For the new bond measure, backers could have proposed increasing the tax rate another $60 per $100,000 assessed valuation. That would have been the fiscally responsible approach. But backers wanted to sell Measure C to voters by saying their maximum tax rate would not increase. The consequence of that is that the district would issue the new bonds in the next few years, but wouldn't make most of the payments on them until after the original bonds are paid off, in 2031. As a result, the new bonds would not be paid off until about 2052 under one projection by the district's consultant.
Delaying the pain dramatically drives up the interest. When I asked Jon Isom, the district's financial consultant for Measure C, he acknowledged how costly this scheme is. If voters were instead asked to increase the tax rate and started paying off the bonds immediately, the total cost of principal and interest could be held to about double the amount borrowed, just like our home mortgage example, instead of a ratio of more than 5-1.
There's another problem: Bonds for construction don't address the district's most critical problem. What the school system needs first is money for its day-to-day operations that have been shortchanged by the state budget crisis. For that, the district needs a parcel tax, an annual assessment to raise money for the general fund. The problem is that requires approval of two-thirds of the voters, a threshold the district failed to meet when it put a parcel tax on the ballot in May 2009 and only received 59 percent approval.
District officials considered trying again. But when polling showed they couldn't meet the two-thirds threshold, they instead turned to the bond proposal, which requires approval of only 55 percent of voters. It's like going shopping for a car when you need transportation, but buying a house instead.
However, a chunk of the bond money will indirectly wind up in the general fund. That's because district plans call for spending at least $60 million of the Measure C funds, about 17 percent of the bond money, to install solar panels throughout the district. Converting the school's energy source, the district estimates, would save more than $3 million a year.
That would make sense if district officials intended to use the savings first to pay off the portion of the bonds financing the solar installation. But that's not the plan. Rather the savings would go directly into annual operations. Taxpayers would be left to pay off the bonds.

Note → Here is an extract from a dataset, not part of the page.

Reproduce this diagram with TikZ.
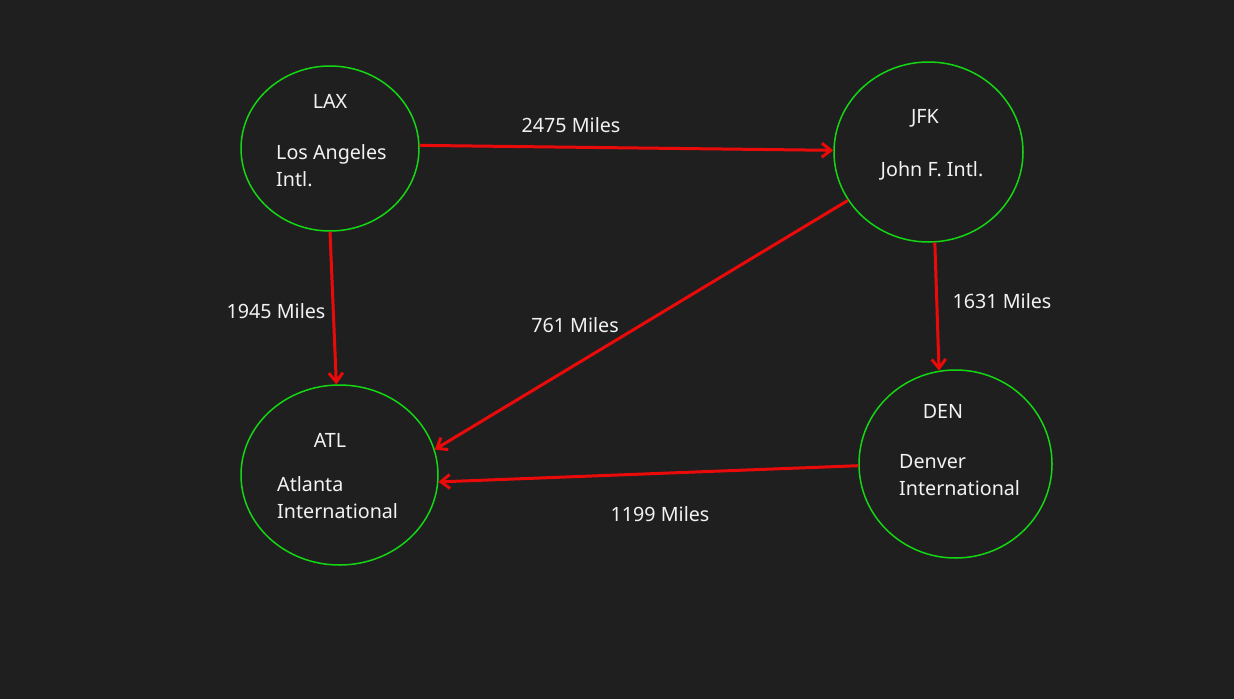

District officials, led by Superintendent Lawrence, are proud of this maneuver (which also has not been disclosed in the official voter information). They see it as a way to generate money for current operations. Or, as Lawrence put it, "The bottom point of this measure is to focus on our kids that are in school today."
I'm sympathetic to the plight of California public schools, which are being strangled by the state budget crisis. It's a very serious problem. But this is certainly not an example of the fiscal responsibility we want to teach our children.